» What this task involves: Set down the full listing exactly as given. Any pictures are to be left out.

---- Data excerpt

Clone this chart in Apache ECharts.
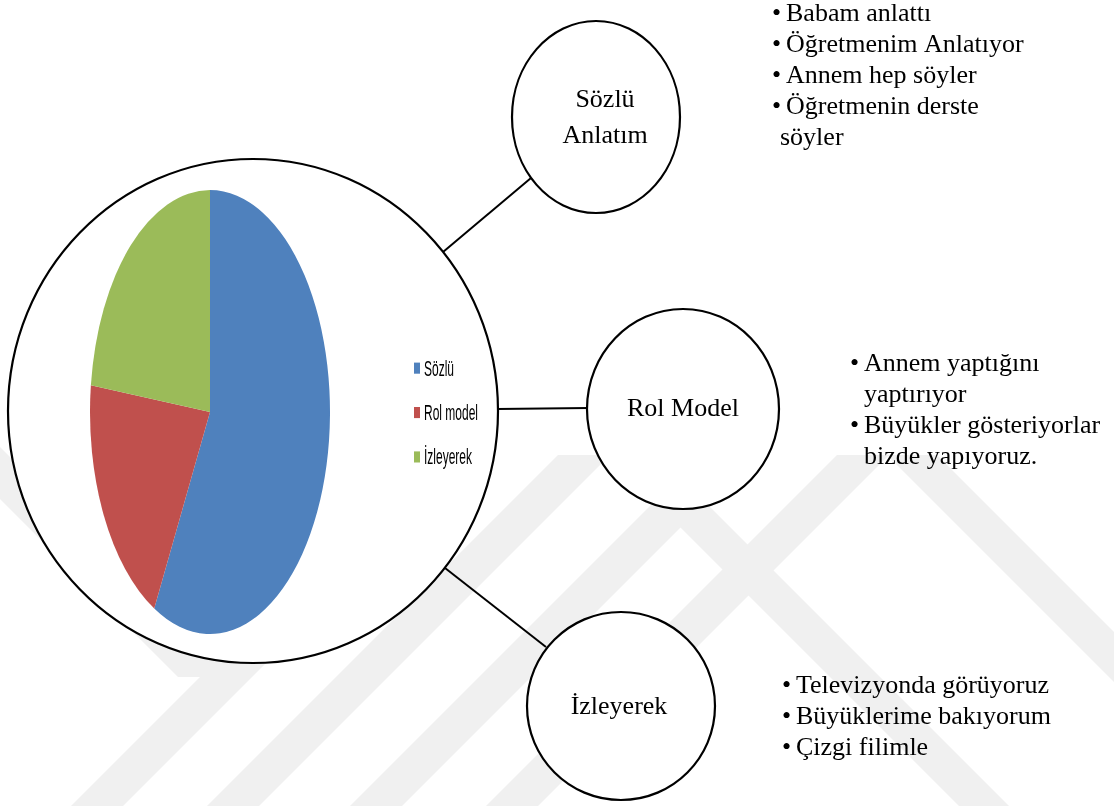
<!DOCTYPE html>
<html>
<head>
<meta charset="utf-8">
<script src="https://cdn.jsdelivr.net/npm/echarts/dist/echarts.min.js"></script>
<style>
  body { margin: 0; background: #fff; }
  #bg { position: absolute; left: 0; top: 0; width: 1114px; height: 806px; }
  #pie { position: absolute; left: 0; top: 0; width: 520px; height: 436px; transform-origin: 0 0; }
</style>
</head>
<body>
<div id="bg"></div>
<div id="pie"></div>
<script>
// pie data (Sözlü / Rol model / İzleyerek)
const categories = ['Sözlü', 'Rol model', 'İzleyerek'];
const counts = [15, 5, 6];
const sliceColors = ['#4F81BD', '#C0504D', '#9BBB59'];

// node labels and the notes beside them
const nodeLabels = ['Sözlü\nAnlatım', 'Rol Model', 'İzleyerek'];
const sozluNotes = ['Babam anlattı', 'Öğretmenim Anlatıyor', 'Annem hep söyler', 'Öğretmenin derste\nsöyler'];
const rolNotes = ['Annem yaptığını\nyaptırıyor', 'Büyükler gösteriyorlar\nbizde yapıyoruz.'];
const izleNotes = ['Televizyonda görüyoruz', 'Büyüklerime bakıyorum', 'Çizgi filimle'];

const STRETCH = 1.85;   // the pie in the picture is squeezed into a tall ellipse
const SERIF = '"Times New Roman", "Liberation Serif", serif';
const LH = 31;

// faint watermark stripes behind everything
function wmPoly(points) {
  return { type: 'polygon', silent: true, shape: { points: points }, style: { fill: '#f0f0f0' } };
}
let watermark = [];
[71, 207, 350, 486].forEach(function (b) {
  watermark.push(wmPoly([[b, 806], [b + 52, 806], [b + 52 + 351, 455], [b + 351, 455]]));
});
[608, 887].forEach(function (t) {
  watermark.push(wmPoly([[t, 455], [t + 50, 455], [t + 50 + 351, 806], [t + 351, 806]]));
});
watermark.push(wmPoly([[0, 447], [230, 677], [178, 677], [0, 499]]));

function ring(cx, cy, rx, ry) {
  return { type: 'ellipse', shape: { cx: cx, cy: cy, rx: rx, ry: ry },
    style: { fill: '#fff', stroke: '#000', lineWidth: 2.2 } };
}
function link(x1, y1, x2, y2) {
  return { type: 'line', shape: { x1: x1, y1: y1, x2: x2, y2: y2 },
    style: { stroke: '#000', lineWidth: 2 } };
}
function label(text, x, y) {
  return { type: 'text', style: { text: text, x: x, y: y, font: '26px ' + SERIF, fill: '#000',
    align: 'center', verticalAlign: 'middle', lineHeight: 36 } };
}
function notes(items, textX, firstY, wrapX) {
  let out = [];
  let y = firstY - LH / 2;
  items.forEach(function (it) {
    let lines = it.split('\n');
    out.push({ type: 'text', style: { text: '•', x: textX - 14, y: y, font: '26px ' + SERIF,
      fill: '#000', verticalAlign: 'top', lineHeight: LH } });
    lines.forEach(function (ln, k) {
      out.push({ type: 'text', style: { text: ln, x: k === 0 ? textX : (wrapX || textX), y: y,
        font: '26px ' + SERIF, fill: '#000', verticalAlign: 'top', lineHeight: LH } });
      y += LH;
    });
  });
  return out;
}

const bg = echarts.init(document.getElementById('bg'), null, { renderer: 'canvas' });
bg.setOption({
  animation: false,
  graphic: watermark.concat([
    link(443, 252, 531, 178),
    link(497, 409, 589, 408),
    link(445, 568, 546, 647),
    ring(253, 411, 245, 252),
    ring(596, 117, 84, 96),
    ring(683, 409, 96, 100),
    ring(621, 706, 94, 94),
    label(nodeLabels[0], 605, 118),
    label(nodeLabels[1], 683, 409),
    label(nodeLabels[2], 619, 707)
  ]).concat(notes(sozluNotes, 786, 14, 780))
    .concat(notes(rolNotes, 864, 364))
    .concat(notes(izleNotes, 796, 686))
});

const pieDiv = document.getElementById('pie');
pieDiv.style.transform = 'scaleY(' + STRETCH + ')';
const pie = echarts.init(pieDiv, null, { renderer: 'svg' });
pie.setOption({
  animation: false,
  legend: {
    orient: 'vertical',
    left: 409,
    top: 188,
    itemWidth: 6,
    itemHeight: 6,
    itemGap: 12,
    icon: 'rect',
    selectedMode: false,
    textStyle: { fontFamily: 'Liberation Sans, Arial', fontSize: 12, color: '#000', padding: [0, 0, 0, -1] },
    data: categories
  },
  series: [{
    type: 'pie',
    center: [210, 412 / STRETCH],
    radius: 120,
    startAngle: 90,
    clockwise: true,
    silent: true,
    label: { show: false },
    labelLine: { show: false },
    itemStyle: { borderWidth: 0 },
    data: categories.map(function (n, i) {
      return { name: n, value: counts[i], itemStyle: { color: sliceColors[i] } };
    })
  }]
});
</script>
</body>
</html>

--------

» Solved exercise:
Clone this chart in Apache ECharts.
<!DOCTYPE html>
<html>
<head>
<meta charset="utf-8">
<script src="https://cdn.jsdelivr.net/npm/echarts/dist/echarts.min.js"></script>
<style>
  body { margin: 0; background: #fff; }
  #bg { position: absolute; left: 0; top: 0; width: 1114px; height: 806px; }
  #pie { position: absolute; left: 0; top: 0; width: 520px; height: 436px; transform-origin: 0 0; }
</style>
</head>
<body>
<div id="bg"></div>
<div id="pie"></div>
<script>
// pie data (Sözlü / Rol model / İzleyerek)
const categories = ['Sözlü', 'Rol model', 'İzleyerek'];
const counts = [15, 5, 6];
const sliceColors = ['#4F81BD', '#C0504D', '#9BBB59'];

// node labels and the notes beside them
const nodeLabels = ['Sözlü\nAnlatım', 'Rol Model', 'İzleyerek'];
const sozluNotes = ['Babam anlattı', 'Öğretmenim Anlatıyor', 'Annem hep söyler', 'Öğretmenin derste\nsöyler'];
const rolNotes = ['Annem yaptığını\nyaptırıyor', 'Büyükler gösteriyorlar\nbizde yapıyoruz.'];
const izleNotes = ['Televizyonda görüyoruz', 'Büyüklerime bakıyorum', 'Çizgi filimle'];

const STRETCH = 1.85;   // the pie in the picture is squeezed into a tall ellipse
const SERIF = '"Times New Roman", "Liberation Serif", serif';
const LH = 31;

// faint watermark stripes behind everything
function wmPoly(points) {
  return { type: 'polygon', silent: true, shape: { points: points }, style: { fill: '#f0f0f0' } };
}
let watermark = [];
[71, 207, 350, 486].forEach(function (b) {
  watermark.push(wmPoly([[b, 806], [b + 52, 806], [b + 52 + 351, 455], [b + 351, 455]]));
});
[608, 887].forEach(function (t) {
  watermark.push(wmPoly([[t, 455], [t + 50, 455], [t + 50 + 351, 806], [t + 351, 806]]));
});
watermark.push(wmPoly([[0, 447], [230, 677], [178, 677], [0, 499]]));

function ring(cx, cy, rx, ry) {
  return { type: 'ellipse', shape: { cx: cx, cy: cy, rx: rx, ry: ry },
    style: { fill: '#fff', stroke: '#000', lineWidth: 2.2 } };
}
function link(x1, y1, x2, y2) {
  return { type: 'line', shape: { x1: x1, y1: y1, x2: x2, y2: y2 },
    style: { stroke: '#000', lineWidth: 2 } };
}
function label(text, x, y) {
  return { type: 'text', style: { text: text, x: x, y: y, font: '26px ' + SERIF, fill: '#000',
    align: 'center', verticalAlign: 'middle', lineHeight: 36 } };
}
function notes(items, textX, firstY, wrapX) {
  let out = [];
  let y = firstY - LH / 2;
  items.forEach(function (it) {
    let lines = it.split('\n');
    out.push({ type: 'text', style: { text: '•', x: textX - 14, y: y, font: '26px ' + SERIF,
      fill: '#000', verticalAlign: 'top', lineHeight: LH } });
    lines.forEach(function (ln, k) {
      out.push({ type: 'text', style: { text: ln, x: k === 0 ? textX : (wrapX || textX), y: y,
        font: '26px ' + SERIF, fill: '#000', verticalAlign: 'top', lineHeight: LH } });
      y += LH;
    });
  });
  return out;
}

const bg = echarts.init(document.getElementById('bg'), null, { renderer: 'canvas' });
bg.setOption({
  animation: false,
  graphic: watermark.concat([
    link(443, 252, 531, 178),
    link(497, 409, 589, 408),
    link(445, 568, 546, 647),
    ring(253, 411, 245, 252),
    ring(596, 117, 84, 96),
    ring(683, 409, 96, 100),
    ring(621, 706, 94, 94),
    label(nodeLabels[0], 605, 118),
    label(nodeLabels[1], 683, 409),
    label(nodeLabels[2], 619, 707)
  ]).concat(notes(sozluNotes, 786, 14, 780))
    .concat(notes(rolNotes, 864, 364))
    .concat(notes(izleNotes, 796, 686))
});

const pieDiv = document.getElementById('pie');
pieDiv.style.transform = 'scaleY(' + STRETCH + ')';
const pie = echarts.init(pieDiv, null, { renderer: 'svg' });
pie.setOption({
  animation: false,
  legend: {
    orient: 'vertical',
    left: 409,
    top: 188,
    itemWidth: 6,
    itemHeight: 6,
    itemGap: 12,
    icon: 'rect',
    selectedMode: false,
    textStyle: { fontFamily: 'Liberation Sans, Arial', fontSize: 12, color: '#000', padding: [0, 0, 0, -1] },
    data: categories
  },
  series: [{
    type: 'pie',
    center: [210, 412 / STRETCH],
    radius: 120,
    startAngle: 90,
    clockwise: true,
    silent: true,
    label: { show: false },
    labelLine: { show: false },
    itemStyle: { borderWidth: 0 },
    data: categories.map(function (n, i) {
      return { name: n, value: counts[i], itemStyle: { color: sliceColors[i] } };
    })
  }]
});
</script>
</body>
</html>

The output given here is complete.